## YOUR INSTRUCTIONS
Beneath this task is a listing; retype all of it exactly.

## GIVEN INFORMATION
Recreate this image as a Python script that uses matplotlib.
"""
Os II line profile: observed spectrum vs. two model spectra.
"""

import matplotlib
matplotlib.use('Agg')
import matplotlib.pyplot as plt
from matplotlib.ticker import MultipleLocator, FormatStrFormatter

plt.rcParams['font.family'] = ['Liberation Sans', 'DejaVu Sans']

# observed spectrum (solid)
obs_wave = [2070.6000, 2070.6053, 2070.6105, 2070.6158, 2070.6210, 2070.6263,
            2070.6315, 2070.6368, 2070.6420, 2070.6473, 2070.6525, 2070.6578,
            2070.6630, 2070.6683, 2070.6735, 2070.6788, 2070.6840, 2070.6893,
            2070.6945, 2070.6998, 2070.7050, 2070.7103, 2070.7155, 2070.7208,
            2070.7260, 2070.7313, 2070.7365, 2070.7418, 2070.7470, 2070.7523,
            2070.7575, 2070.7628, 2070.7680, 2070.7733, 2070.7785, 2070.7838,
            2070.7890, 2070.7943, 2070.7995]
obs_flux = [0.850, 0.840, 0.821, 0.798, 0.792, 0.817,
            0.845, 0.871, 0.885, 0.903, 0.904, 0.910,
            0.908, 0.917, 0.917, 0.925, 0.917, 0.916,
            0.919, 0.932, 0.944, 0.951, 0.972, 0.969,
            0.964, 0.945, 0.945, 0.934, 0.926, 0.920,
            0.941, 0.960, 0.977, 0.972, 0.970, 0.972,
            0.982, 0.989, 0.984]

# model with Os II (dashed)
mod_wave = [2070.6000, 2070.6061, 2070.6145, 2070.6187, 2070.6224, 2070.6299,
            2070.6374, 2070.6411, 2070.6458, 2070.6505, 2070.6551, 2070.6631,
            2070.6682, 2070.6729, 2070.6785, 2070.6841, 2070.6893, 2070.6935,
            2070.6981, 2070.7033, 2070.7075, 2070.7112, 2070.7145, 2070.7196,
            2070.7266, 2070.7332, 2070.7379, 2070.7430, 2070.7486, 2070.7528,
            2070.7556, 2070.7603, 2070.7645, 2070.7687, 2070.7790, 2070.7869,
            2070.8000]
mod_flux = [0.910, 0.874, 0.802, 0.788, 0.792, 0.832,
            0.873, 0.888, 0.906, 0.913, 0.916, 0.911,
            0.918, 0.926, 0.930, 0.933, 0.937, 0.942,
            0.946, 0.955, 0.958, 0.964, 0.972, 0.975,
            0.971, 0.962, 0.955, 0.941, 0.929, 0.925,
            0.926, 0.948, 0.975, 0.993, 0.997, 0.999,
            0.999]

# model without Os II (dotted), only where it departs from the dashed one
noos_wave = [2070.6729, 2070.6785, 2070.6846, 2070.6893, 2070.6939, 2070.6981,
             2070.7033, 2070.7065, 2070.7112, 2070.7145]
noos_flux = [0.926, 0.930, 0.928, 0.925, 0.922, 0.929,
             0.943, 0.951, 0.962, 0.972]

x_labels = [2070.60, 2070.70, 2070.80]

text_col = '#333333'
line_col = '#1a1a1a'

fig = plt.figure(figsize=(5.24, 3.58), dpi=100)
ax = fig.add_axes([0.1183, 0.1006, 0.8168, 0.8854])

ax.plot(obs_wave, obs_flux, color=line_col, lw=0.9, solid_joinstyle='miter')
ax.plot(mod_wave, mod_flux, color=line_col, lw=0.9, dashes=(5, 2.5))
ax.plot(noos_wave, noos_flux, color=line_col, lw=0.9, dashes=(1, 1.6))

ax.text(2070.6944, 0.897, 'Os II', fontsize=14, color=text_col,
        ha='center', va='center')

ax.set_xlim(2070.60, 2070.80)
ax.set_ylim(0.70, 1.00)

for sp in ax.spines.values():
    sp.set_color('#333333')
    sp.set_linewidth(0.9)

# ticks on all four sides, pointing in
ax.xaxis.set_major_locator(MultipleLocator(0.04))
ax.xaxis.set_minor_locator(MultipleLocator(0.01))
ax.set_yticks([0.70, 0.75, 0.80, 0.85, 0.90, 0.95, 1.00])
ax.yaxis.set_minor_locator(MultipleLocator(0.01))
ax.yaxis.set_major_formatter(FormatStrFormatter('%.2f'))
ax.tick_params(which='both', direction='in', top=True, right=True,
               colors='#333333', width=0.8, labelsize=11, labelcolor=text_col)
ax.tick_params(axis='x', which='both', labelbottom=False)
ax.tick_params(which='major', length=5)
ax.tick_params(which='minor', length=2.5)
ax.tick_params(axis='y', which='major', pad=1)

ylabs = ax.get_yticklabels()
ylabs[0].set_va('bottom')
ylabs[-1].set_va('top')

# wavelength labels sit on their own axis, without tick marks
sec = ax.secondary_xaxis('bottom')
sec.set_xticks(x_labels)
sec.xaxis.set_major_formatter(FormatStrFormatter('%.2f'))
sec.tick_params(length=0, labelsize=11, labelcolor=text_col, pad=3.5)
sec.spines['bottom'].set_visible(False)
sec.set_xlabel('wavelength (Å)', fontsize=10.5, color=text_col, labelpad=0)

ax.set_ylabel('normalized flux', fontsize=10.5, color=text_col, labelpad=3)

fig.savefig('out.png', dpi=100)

## ANSWER BELOW
Recreate this image as a Python script that uses matplotlib.
"""
Os II line profile: observed spectrum vs. two model spectra.
"""

import matplotlib
matplotlib.use('Agg')
import matplotlib.pyplot as plt
from matplotlib.ticker import MultipleLocator, FormatStrFormatter

plt.rcParams['font.family'] = ['Liberation Sans', 'DejaVu Sans']

# observed spectrum (solid)
obs_wave = [2070.6000, 2070.6053, 2070.6105, 2070.6158, 2070.6210, 2070.6263,
            2070.6315, 2070.6368, 2070.6420, 2070.6473, 2070.6525, 2070.6578,
            2070.6630, 2070.6683, 2070.6735, 2070.6788, 2070.6840, 2070.6893,
            2070.6945, 2070.6998, 2070.7050, 2070.7103, 2070.7155, 2070.7208,
            2070.7260, 2070.7313, 2070.7365, 2070.7418, 2070.7470, 2070.7523,
            2070.7575, 2070.7628, 2070.7680, 2070.7733, 2070.7785, 2070.7838,
            2070.7890, 2070.7943, 2070.7995]
obs_flux = [0.850, 0.840, 0.821, 0.798, 0.792, 0.817,
            0.845, 0.871, 0.885, 0.903, 0.904, 0.910,
            0.908, 0.917, 0.917, 0.925, 0.917, 0.916,
            0.919, 0.932, 0.944, 0.951, 0.972, 0.969,
            0.964, 0.945, 0.945, 0.934, 0.926, 0.920,
            0.941, 0.960, 0.977, 0.972, 0.970, 0.972,
            0.982, 0.989, 0.984]

# model with Os II (dashed)
mod_wave = [2070.6000, 2070.6061, 2070.6145, 2070.6187, 2070.6224, 2070.6299,
            2070.6374, 2070.6411, 2070.6458, 2070.6505, 2070.6551, 2070.6631,
            2070.6682, 2070.6729, 2070.6785, 2070.6841, 2070.6893, 2070.6935,
            2070.6981, 2070.7033, 2070.7075, 2070.7112, 2070.7145, 2070.7196,
            2070.7266, 2070.7332, 2070.7379, 2070.7430, 2070.7486, 2070.7528,
            2070.7556, 2070.7603, 2070.7645, 2070.7687, 2070.7790, 2070.7869,
            2070.8000]
mod_flux = [0.910, 0.874, 0.802, 0.788, 0.792, 0.832,
            0.873, 0.888, 0.906, 0.913, 0.916, 0.911,
            0.918, 0.926, 0.930, 0.933, 0.937, 0.942,
            0.946, 0.955, 0.958, 0.964, 0.972, 0.975,
            0.971, 0.962, 0.955, 0.941, 0.929, 0.925,
            0.926, 0.948, 0.975, 0.993, 0.997, 0.999,
            0.999]

# model without Os II (dotted), only where it departs from the dashed one
noos_wave = [2070.6729, 2070.6785, 2070.6846, 2070.6893, 2070.6939, 2070.6981,
             2070.7033, 2070.7065, 2070.7112, 2070.7145]
noos_flux = [0.926, 0.930, 0.928, 0.925, 0.922, 0.929,
             0.943, 0.951, 0.962, 0.972]

x_labels = [2070.60, 2070.70, 2070.80]

text_col = '#333333'
line_col = '#1a1a1a'

fig = plt.figure(figsize=(5.24, 3.58), dpi=100)
ax = fig.add_axes([0.1183, 0.1006, 0.8168, 0.8854])

ax.plot(obs_wave, obs_flux, color=line_col, lw=0.9, solid_joinstyle='miter')
ax.plot(mod_wave, mod_flux, color=line_col, lw=0.9, dashes=(5, 2.5))
ax.plot(noos_wave, noos_flux, color=line_col, lw=0.9, dashes=(1, 1.6))

ax.text(2070.6944, 0.897, 'Os II', fontsize=14, color=text_col,
        ha='center', va='center')

ax.set_xlim(2070.60, 2070.80)
ax.set_ylim(0.70, 1.00)

for sp in ax.spines.values():
    sp.set_color('#333333')
    sp.set_linewidth(0.9)

# ticks on all four sides, pointing in
ax.xaxis.set_major_locator(MultipleLocator(0.04))
ax.xaxis.set_minor_locator(MultipleLocator(0.01))
ax.set_yticks([0.70, 0.75, 0.80, 0.85, 0.90, 0.95, 1.00])
ax.yaxis.set_minor_locator(MultipleLocator(0.01))
ax.yaxis.set_major_formatter(FormatStrFormatter('%.2f'))
ax.tick_params(which='both', direction='in', top=True, right=True,
               colors='#333333', width=0.8, labelsize=11, labelcolor=text_col)
ax.tick_params(axis='x', which='both', labelbottom=False)
ax.tick_params(which='major', length=5)
ax.tick_params(which='minor', length=2.5)
ax.tick_params(axis='y', which='major', pad=1)

ylabs = ax.get_yticklabels()
ylabs[0].set_va('bottom')
ylabs[-1].set_va('top')

# wavelength labels sit on their own axis, without tick marks
sec = ax.secondary_xaxis('bottom')
sec.set_xticks(x_labels)
sec.xaxis.set_major_formatter(FormatStrFormatter('%.2f'))
sec.tick_params(length=0, labelsize=11, labelcolor=text_col, pad=3.5)
sec.spines['bottom'].set_visible(False)
sec.set_xlabel('wavelength (Å)', fontsize=10.5, color=text_col, labelpad=0)

ax.set_ylabel('normalized flux', fontsize=10.5, color=text_col, labelpad=3)

fig.savefig('out.png', dpi=100)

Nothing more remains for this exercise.